Stated exercise: Take every line from the material that has the word "with" in it.

Data records:
"""

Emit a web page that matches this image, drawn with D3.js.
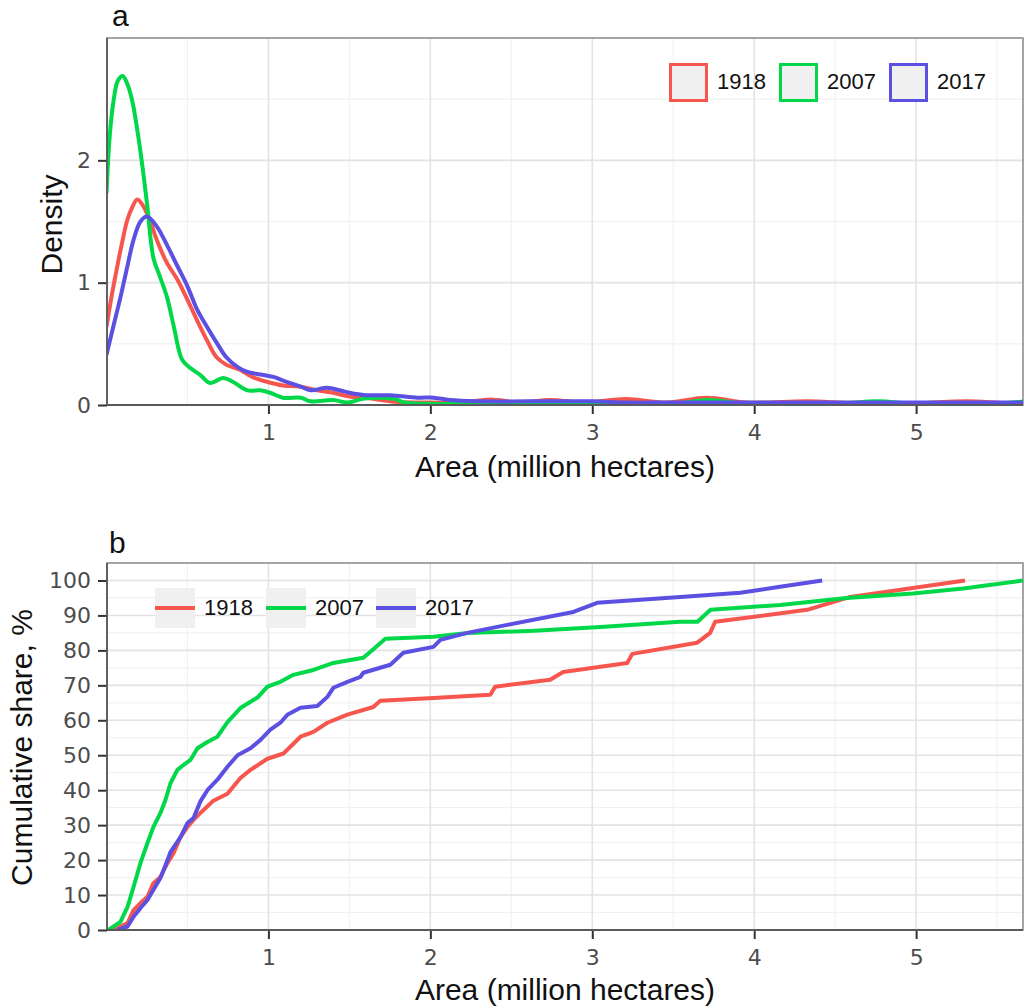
<!DOCTYPE html>
<html>
<head>
<meta charset="utf-8">
<script src="https://cdn.jsdelivr.net/npm/d3@7"></script>
<style>
  html, body { margin: 0; padding: 0; background: #fff; }
  svg { display: block; }
</style>
</head>
<body>
<svg id="chart" width="1025" height="1007"></svg>
<script>
// ---------------- DATA ----------------
const years = ["1918", "2007", "2017"];

// Panel a: density curves [area (million ha), density]
const density1918 = [[0,0.64],[0.033,0.9],[0.066,1.13],[0.1,1.35],[0.128,1.51],[0.16,1.62],[0.19,1.68],[0.23,1.62],[0.27,1.5],[0.31,1.35],[0.37,1.17],[0.44,1.02],[0.5,0.86],[0.56,0.69],[0.62,0.53],[0.68,0.39],[0.74,0.33],[0.82,0.29],[0.9,0.23],[0.99,0.19],[1.09,0.16],[1.2,0.15],[1.3,0.12],[1.4,0.1],[1.5,0.07],[1.6,0.06],[1.7,0.04],[1.8,0.025],[2.0,0.02],[2.2,0.02],[2.37,0.045],[2.55,0.02],[2.74,0.04],[2.95,0.02],[3.21,0.05],[3.45,0.02],[3.71,0.06],[3.95,0.02],[4.33,0.03],[4.6,0.015],[5.0,0.015],[5.31,0.03],[5.55,0.015],[5.7,0.015]];
const density2007 = [[0,1.73],[0.02,2.2],[0.045,2.5],[0.07,2.65],[0.1,2.69],[0.13,2.62],[0.16,2.48],[0.19,2.25],[0.22,1.97],[0.25,1.65],[0.29,1.2],[0.33,1.05],[0.374,0.88],[0.416,0.64],[0.467,0.37],[0.52,0.3],[0.58,0.245],[0.64,0.18],[0.72,0.22],[0.78,0.19],[0.87,0.12],[0.95,0.12],[1.01,0.1],[1.09,0.06],[1.2,0.06],[1.26,0.03],[1.4,0.04],[1.49,0.02],[1.58,0.05],[1.68,0.06],[1.78,0.05],[1.84,0.02],[2.0,0.01],[2.5,0.01],[3.0,0.01],[3.5,0.01],[3.72,0.04],[3.95,0.01],[4.5,0.01],[4.76,0.03],[5.0,0.01],[5.5,0.01],[5.7,0.035]];
const density2017 = [[0,0.41],[0.04,0.63],[0.086,0.88],[0.13,1.14],[0.167,1.35],[0.21,1.5],[0.25,1.54],[0.31,1.46],[0.38,1.29],[0.44,1.13],[0.5,0.97],[0.56,0.78],[0.62,0.64],[0.68,0.51],[0.74,0.39],[0.81,0.31],[0.87,0.27],[0.95,0.25],[1.03,0.23],[1.09,0.2],[1.2,0.15],[1.26,0.12],[1.36,0.14],[1.44,0.12],[1.5,0.1],[1.6,0.08],[1.75,0.08],[1.92,0.06],[2.02,0.06],[2.12,0.04],[2.3,0.03],[2.6,0.03],[3.0,0.03],[3.2,0.02],[3.5,0.02],[4.0,0.02],[4.5,0.02],[5.0,0.02],[5.7,0.02]];

// Panel b: cumulative share [area (million ha), %]
const cum1918 = [[0.043,0],[0.13,2],[0.167,5.7],[0.21,7.7],[0.253,9.5],[0.29,13.4],[0.333,15.2],[0.377,19.2],[0.414,22],[0.457,26.6],[0.5,29.5],[0.537,31.5],[0.58,33.5],[0.66,37],[0.747,39],[0.827,43.5],[0.889,45.8],[0.994,49],[1.093,50.5],[1.198,55.3],[1.278,56.7],[1.364,59.3],[1.488,61.6],[1.648,63.8],[1.691,65.6],[2.02,66.4],[2.37,67.3],[2.40,69.6],[2.74,71.6],[2.82,73.8],[3.216,76.4],[3.247,79],[3.648,82.2],[3.728,85],[3.759,88.2],[4.327,91.6],[4.593,95.3],[5.302,100]];
const cum2007 = [[0.012,0],[0.086,2.3],[0.13,6.6],[0.167,12.3],[0.21,19.2],[0.253,24.9],[0.29,29.5],[0.333,33.5],[0.364,37.2],[0.395,42],[0.438,45.8],[0.475,47.2],[0.519,48.7],[0.562,52],[0.623,53.8],[0.685,55.3],[0.747,59.5],[0.827,63.5],[0.932,66.5],[0.994,69.6],[1.074,71],[1.154,73],[1.278,74.4],[1.401,76.4],[1.586,77.9],[1.63,79.6],[1.722,83.3],[2.02,83.9],[2.23,85],[2.64,85.6],[3.05,86.7],[3.54,88.2],[3.65,88.2],[3.73,91.6],[4.16,93],[4.57,95],[4.98,96.3],[5.29,97.7],[5.66,100]];
const cum2017 = [[0.068,0],[0.13,1],[0.167,3.8],[0.21,6.3],[0.253,8.6],[0.29,11.5],[0.333,14.9],[0.377,20],[0.395,22.3],[0.457,26.6],[0.5,30.6],[0.537,32],[0.58,36.8],[0.623,40],[0.685,43],[0.747,46.7],[0.809,50],[0.889,52],[0.951,54.4],[1.012,57.3],[1.074,59.3],[1.117,61.6],[1.198,63.6],[1.302,64.1],[1.364,66.7],[1.401,69.3],[1.488,71],[1.568,72.4],[1.586,73.6],[1.753,75.9],[1.833,79.3],[2.019,81],[2.062,83],[2.228,85],[2.475,87.3],[2.883,91],[3.03,93.6],[3.543,95.3],[3.914,96.5],[4.16,98.2],[4.42,100]];

const xTicks = [1, 2, 3, 4, 5];
const densityTicks = [0, 1, 2];
const shareTicks = [0, 10, 20, 30, 40, 50, 60, 70, 80, 90, 100];
const xTitle = "Area (million hectares)";
const densityTitle = "Density";
const shareTitle = "Cumulative share, %";

// ---------------- STYLE ----------------
const colors = { "1918": "#F6564E", "2007": "#00D84A", "2017": "#5B50E2" };
const labelFont = "'Liberation Sans', Arial, sans-serif";
const tickFont = "'DejaVu Sans', Verdana, sans-serif";

const svg = d3.select("#chart");
const L = 107, R = 1023;

function drawPanel(cfg) {
  const g = svg.append("g");
  const x = d3.scaleLinear().domain([0, 5.66]).range([106.5, R]);
  const y = d3.scaleLinear().domain(cfg.yDomain).range([cfg.bottom, cfg.top]);

  // minor grid
  const xMinor = d3.range(0.5, 5.6, 1);
  g.selectAll(".vminor").data(xMinor).join("line")
    .attr("x1", d => x(d)).attr("x2", d => x(d))
    .attr("y1", cfg.top).attr("y2", cfg.bottom)
    .attr("stroke", "#f1f1f1").attr("stroke-width", 1.2);
  g.selectAll(".hminor").data(cfg.yMinor).join("line")
    .attr("x1", L).attr("x2", R)
    .attr("y1", d => y(d)).attr("y2", d => y(d))
    .attr("stroke", "#f1f1f1").attr("stroke-width", 1.2);
  // major grid
  g.selectAll(".vmajor").data(xTicks).join("line")
    .attr("x1", d => x(d)).attr("x2", d => x(d))
    .attr("y1", cfg.top).attr("y2", cfg.bottom)
    .attr("stroke", "#e3e3e3").attr("stroke-width", 1.6);
  g.selectAll(".hmajor").data(cfg.yTicks).join("line")
    .attr("x1", L).attr("x2", R)
    .attr("y1", d => y(d)).attr("y2", d => y(d))
    .attr("stroke", "#e3e3e3").attr("stroke-width", 1.6);

  // panel border
  g.append("rect").attr("x", L).attr("y", cfg.top)
    .attr("width", R - L).attr("height", cfg.bottom - cfg.top)
    .attr("fill", "none").attr("stroke", "#8f8f8f").attr("stroke-width", 1.6);

  // lines
  const clipId = "clip" + cfg.name;
  svg.append("clipPath").attr("id", clipId).append("rect")
    .attr("x", L).attr("y", cfg.top - 3).attr("width", R - L).attr("height", cfg.bottom - cfg.top + 3);
  const line = d3.line().x(d => x(d[0])).y(d => y(d[1])).curve(cfg.curve);
  g.append("g").attr("clip-path", `url(#${clipId})`)
    .selectAll("path").data(cfg.series).join("path")
    .attr("d", d => line(d.values))
    .attr("fill", "none")
    .attr("stroke", d => colors[d.year])
    .attr("stroke-width", 4)
    .attr("stroke-linejoin", "round")
    .attr("stroke-linecap", "butt");

  // axes
  const xAxis = g.append("g").attr("transform", `translate(0,${cfg.bottom})`)
    .call(d3.axisBottom(x).tickValues(xTicks).tickFormat(d3.format("d")).tickSize(9).tickPadding(10));
  const yAxis = g.append("g").attr("transform", `translate(${L},0)`)
    .call(d3.axisLeft(y).tickValues(cfg.yTicks).tickFormat(d3.format("d")).tickSize(9).tickPadding(7));
  [xAxis, yAxis].forEach(a => {
    a.select(".domain").remove();
    a.selectAll(".tick line").attr("stroke", "#333").attr("stroke-width", 2);
    a.selectAll(".tick text").attr("fill", "#4d4d4d")
      .style("font-family", tickFont).style("font-size", "22px");
  });
  // axis lines
  g.append("line").attr("x1", L).attr("x2", L).attr("y1", cfg.top).attr("y2", cfg.bottom)
    .attr("stroke", "#5a5a5a").attr("stroke-width", 1.8);
  g.append("line").attr("x1", L).attr("x2", R).attr("y1", cfg.bottom).attr("y2", cfg.bottom)
    .attr("stroke", "#5a5a5a").attr("stroke-width", 1.8);

  // titles
  g.append("text").attr("x", (L + R) / 2).attr("y", cfg.xTitleY)
    .attr("text-anchor", "middle").style("font-family", labelFont).style("font-size", "30px")
    .attr("fill", "#111").text(xTitle);
  g.append("text").attr("transform", `translate(${cfg.yTitleX},${(cfg.top + cfg.bottom) / 2 + cfg.yTitleDy}) rotate(-90)`)
    .attr("text-anchor", "middle").style("font-family", labelFont).style("font-size", "30px")
    .attr("fill", "#111").text(cfg.yTitle);
  g.append("text").attr("x", cfg.tagX).attr("y", cfg.tagY)
    .style("font-family", labelFont).style("font-size", "30px").attr("fill", "#111").text(cfg.name);
  return g;
}

// Panel a
drawPanel({
  name: "a", top: 38, bottom: 405, yDomain: [0, 3.0],
  yTicks: densityTicks, yMinor: [0.5, 1.5, 2.5],
  curve: d3.curveCatmullRom.alpha(0.5),
  series: [{year: "1918", values: density1918}, {year: "2007", values: density2007}, {year: "2017", values: density2017}],
  xTitleY: 477, yTitle: densityTitle, yTitleX: 62, yTitleDy: 3, tagX: 112, tagY: 26
});

// Panel b
drawPanel({
  name: "b", top: 563, bottom: 930, yDomain: [0, 105],
  yTicks: shareTicks, yMinor: d3.range(5, 100, 10),
  curve: d3.curveLinear,
  series: [{year: "1918", values: cum1918}, {year: "2007", values: cum2007}, {year: "2017", values: cum2017}],
  xTitleY: 1000, yTitle: shareTitle, yTitleX: 32, yTitleDy: 1, tagX: 109, tagY: 553
});

// Legend a (boxes)
const legA = svg.append("g");
const legAx = [669, 779, 889];
years.forEach((yr, i) => {
  legA.append("rect").attr("x", legAx[i] + 1.5).attr("y", 64.5).attr("width", 36).attr("height", 36)
    .attr("fill", "#f0f0f0").attr("stroke", colors[yr]).attr("stroke-width", 3);
  legA.append("text").attr("x", legAx[i] + 48).attr("y", 89)
    .style("font-family", labelFont).style("font-size", "22px").attr("fill", "#111").text(yr);
});

// Legend b (lines)
const legB = svg.append("g");
const legBx = [155, 266, 376];
years.forEach((yr, i) => {
  legB.append("rect").attr("x", legBx[i]).attr("y", 588).attr("width", 40).attr("height", 40)
    .attr("fill", "#f0f0f0");
  legB.append("line").attr("x1", legBx[i]).attr("x2", legBx[i] + 40).attr("y1", 608).attr("y2", 608)
    .attr("stroke", colors[yr]).attr("stroke-width", 4);
  legB.append("text").attr("x", legBx[i] + 49).attr("y", 615)
    .style("font-family", labelFont).style("font-size", "22px").attr("fill", "#111").text(yr);
});
</script>
</body>
</html>
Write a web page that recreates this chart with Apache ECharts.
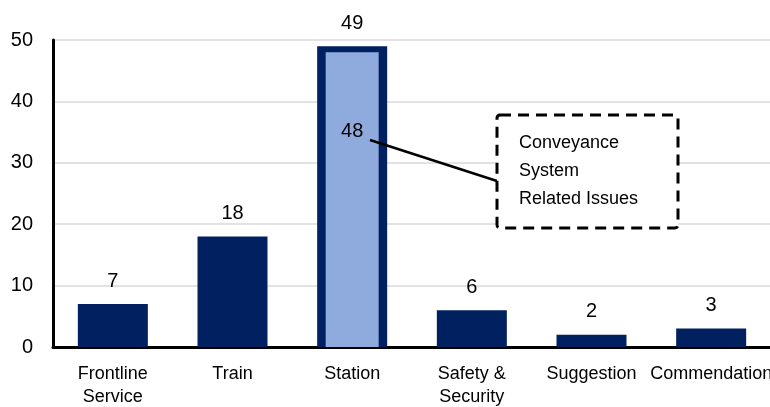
<!DOCTYPE html>
<html>
<head>
<meta charset="utf-8">
<style>html,body{margin:0;padding:0;background:#fff}#c{width:770px;height:407px}</style>
<script src="https://cdn.jsdelivr.net/npm/echarts@5/dist/echarts.min.js"></script>
</head>
<body>
<div id="c"></div>
<script>
const categories = ['Frontline\nService', 'Train', 'Station', 'Safety &\nSecurity', 'Suggestion', 'Commendation'];
const totalValues = [7, 18, 49, 6, 2, 3];
const conveyanceValues = [null, null, 48, null, null, null];
const yTicks = [0, 10, 20, 30, 40, 50];
const annotationText = ['Conveyance', 'System', 'Related Issues'];

const FONT = '"Liberation Sans", Arial, sans-serif';
const FS = 18;
const chart = echarts.init(document.getElementById('c'), null, {renderer: 'canvas'});

chart.setOption({
  animation: false,
  backgroundColor: '#fff',
  grid: {left: 53, right: -1, top: 40, bottom: 60, containLabel: false, outerBoundsMode: 'none'},
  xAxis: [{
    type: 'category',
    data: categories,
    axisLine: {lineStyle: {color: '#000', width: 3}},
    axisTick: {show: false},
    axisLabel: {fontFamily: FONT, fontSize: FS, color: '#000', margin: 16, lineHeight: 23, interval: 0, hideOverlap: false}
  }, {
    type: 'category',
    data: categories,
    show: false
  }],
  yAxis: {
    type: 'value',
    min: yTicks[0],
    max: yTicks[yTicks.length - 1],
    interval: 10,
    axisLine: {show: true, lineStyle: {color: '#000', width: 3}},
    axisTick: {show: false},
    splitLine: {lineStyle: {color: '#d9d9d9', width: 1.5}},
    axisLabel: {fontFamily: FONT, fontSize: 20, color: '#000', margin: 20}
  },
  series: [{
    type: 'bar',
    data: totalValues,
    barWidth: 70,
    itemStyle: {color: '#002060'},
    label: {show: true, position: 'top', distance: 13, fontFamily: FONT, fontSize: 20, color: '#000'},
    z: 2
  }, {
    type: 'bar',
    xAxisIndex: 1,
    data: conveyanceValues,
    barWidth: 53,
    itemStyle: {color: '#8FAADC'},
    label: {show: true, position: 'insideTop', distance: 69, fontFamily: FONT, fontSize: 20, color: '#000'},
    z: 3
  }],
  graphic: [{
    type: 'line',
    shape: {x1: 370, y1: 140, x2: 497, y2: 181},
    style: {stroke: '#000', lineWidth: 2.5},
    z: 10
  }, {
    type: 'rect',
    shape: {x: 497, y: 115, width: 181, height: 113, r: 3},
    style: {fill: '#fff', stroke: '#000', lineWidth: 3, lineDash: [11, 7]},
    z: 10
  }, {
    type: 'text',
    left: 519,
    top: 129,
    style: {text: annotationText.join('\n'), font: FS + 'px ' + FONT, fill: '#000', lineHeight: 28},
    z: 11
  }]
});
</script>
</body>
</html>
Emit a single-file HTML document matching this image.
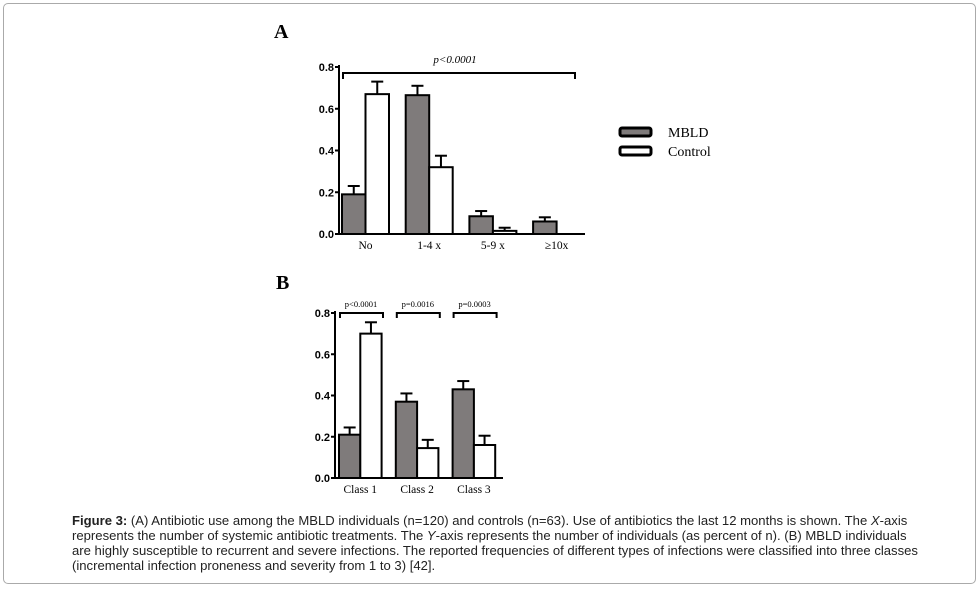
<!DOCTYPE html>
<html><head><meta charset="utf-8"><style>
body{margin:0;background:#fff;width:979px;height:590px;overflow:hidden;position:relative;font-family:"Liberation Sans",sans-serif}
#frame{position:absolute;left:3px;top:3px;width:971px;height:579px;border:1px solid #aaa;border-radius:5px}
#cap{position:absolute;left:72px;top:513px;font-size:13.1px;line-height:15px;color:#222;white-space:nowrap}
svg{position:absolute;left:0;top:0}
</style></head><body>
<div id="frame" data-name="figure-frame" data-interactable="false"></div>
<svg id="s" width="979" height="590" data-name="figure-charts" data-interactable="false" font-family="Liberation Serif, serif"></svg>
<div id="cap" data-name="figure-caption" data-interactable="false"><b>Figure 3:</b> (A) Antibiotic use among the MBLD individuals (n=120) and controls (n=63). Use of antibiotics the last 12 months is shown. The <i>X</i>-axis<br>represents the number of systemic antibiotic treatments. The <i>Y</i>-axis represents the number of individuals (as percent of n). (B) MBLD individuals<br>are highly susceptible to recurrent and severe infections. The reported frequencies of different types of infections were classified into three classes<br>(incremental infection proneness and severity from 1 to 3) [42].</div>
<script>
const catsA=["No","1-4 x","5-9 x","≥10x"];
const mbldA=[0.19,0.665,0.085,0.06];
const mbldErrA=[0.04,0.045,0.025,0.02];
const ctrlA=[0.67,0.32,0.015,0];
const ctrlErrA=[0.06,0.055,0.015,0];
const catsB=["Class 1","Class 2","Class 3"];
const mbldB=[0.21,0.37,0.43];
const mbldErrB=[0.035,0.04,0.04];
const ctrlB=[0.70,0.145,0.16];
const ctrlErrB=[0.055,0.04,0.045];
const pB=["p<0.0001","p=0.0016","p=0.0003"];
const ticks=[0,0.2,0.4,0.6,0.8];
const NS="http://www.w3.org/2000/svg",s=document.getElementById('s');
function el(t,a,txt){const e=document.createElementNS(NS,t);for(const k in a)e.setAttribute(k,a[k]);if(txt!=null)e.textContent=txt;s.appendChild(e);return e;}
function chart(o){
 const y=v=>o.y0-(v/0.8)*(o.y0-o.y8);
 const ax=el('line',{x1:o.ax,y1:o.y8-2,x2:o.ax,y2:o.y0,stroke:'#000','stroke-width':2});
 ax.setAttribute('data-name',o.id+'-y-axis');ax.setAttribute('data-interactable','false');
 const xa=el('line',{x1:o.ax,y1:o.y0,x2:o.xend,y2:o.y0,stroke:'#000','stroke-width':2});
 xa.setAttribute('data-name',o.id+'-x-axis');xa.setAttribute('data-interactable','false');
 ticks.forEach(t=>{
  el('line',{x1:o.ax-4,y1:y(t),x2:o.ax,y2:y(t),stroke:'#000','stroke-width':2});
  const tl=el('text',{x:o.ax-5,y:y(t)+4,'text-anchor':'end','font-family':'Liberation Sans, sans-serif','font-weight':'bold','font-size':11},t.toFixed(1));
  tl.setAttribute('data-name',o.id+'-y-tick-label');tl.setAttribute('data-interactable','false');
 });
 o.cats.forEach((c,i)=>{
  const gx=o.x0+i*o.gw;
  [[o.m,o.me,'#7f7b7b',gx],[o.c,o.ce,'#fff',gx+o.bw]].forEach(([vals,errs,f,bx],j)=>{
   const v=vals[i];if(v<=0)return;
   const e=y(v+errs[i]);
   el('line',{x1:bx+o.bw/2,y1:y(v),x2:bx+o.bw/2,y2:e,stroke:'#000','stroke-width':2});
   el('line',{x1:bx+o.bw/2-6,y1:e,x2:bx+o.bw/2+6,y2:e,stroke:'#000','stroke-width':2});
   const r=el('rect',{x:bx,y:y(v),width:o.bw,height:o.y0-y(v),fill:f,stroke:'#000','stroke-width':2});
   r.setAttribute('data-name',o.id+'-bar-'+(j?'control':'mbld')+'-'+(i+1));r.setAttribute('data-interactable','true');
  });
  const l=el('text',{x:gx+o.bw+(o.lo||0),y:o.y0+15,'text-anchor':'middle','font-size':11.5},c);
  l.setAttribute('data-name',o.id+'-x-label');l.setAttribute('data-interactable','false');
 });
}
chart({id:'chart-a',ax:339,y0:234,y8:67,xend:585,x0:342,gw:63.7,bw:23.5,cats:catsA,m:mbldA,me:mbldErrA,c:ctrlA,ce:ctrlErrA,lo:0});
chart({id:'chart-b',ax:335,y0:478,y8:313,xend:503,x0:339,gw:56.8,bw:21.3,cats:catsB,m:mbldB,me:mbldErrB,c:ctrlB,ce:ctrlErrB});
function lbl(x,y,t,n){const e=el('text',{x:x,y:y,'font-weight':'bold','font-size':20},t);e.setAttribute('data-name',n);e.setAttribute('data-interactable','false');}
lbl(274,38,'A','panel-a-label');lbl(276,289,'B','panel-b-label');
el('path',{d:'M343,79 V73 H575 V79',fill:'none',stroke:'#000','stroke-width':2}).setAttribute('data-name','chart-a-significance-bracket');
const pa=el('text',{x:455,y:63,'text-anchor':'middle','font-size':11,'font-style':'italic'},'p<0.0001');
pa.setAttribute('data-name','chart-a-p-value');pa.setAttribute('data-interactable','false');
pB.forEach((p,i)=>{
 const gx=339+i*56.8;
 const b=el('path',{d:`M${gx+1},318 V313 H${gx+44} V318`,fill:'none',stroke:'#000','stroke-width':2});
 b.setAttribute('data-name','chart-b-bracket-'+(i+1));b.setAttribute('data-interactable','false');
 const t=el('text',{x:gx+22,y:307,'text-anchor':'middle','font-size':8.5},p);
 t.setAttribute('data-name','chart-b-p-value-'+(i+1));t.setAttribute('data-interactable','false');
});
[['#7f7b7b','MBLD',132],['#fff','Control',151]].forEach(([f,t,yy],i)=>{
 const r=el('rect',{x:620,y:yy-4,width:31,height:8,rx:2,fill:f,stroke:'#000','stroke-width':3});
 r.setAttribute('data-name','legend-swatch-'+t.toLowerCase());r.setAttribute('data-interactable','false');
 const tx=el('text',{x:668,y:yy+5,'font-size':14},t);
 tx.setAttribute('data-name','legend-entry-'+t.toLowerCase());tx.setAttribute('data-interactable','true');
});
</script>
</body></html>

"""

Complete answer:
Emit a web page that matches this image, drawn with D3.js.
Write a web page that recreates this chart with Apache ECharts.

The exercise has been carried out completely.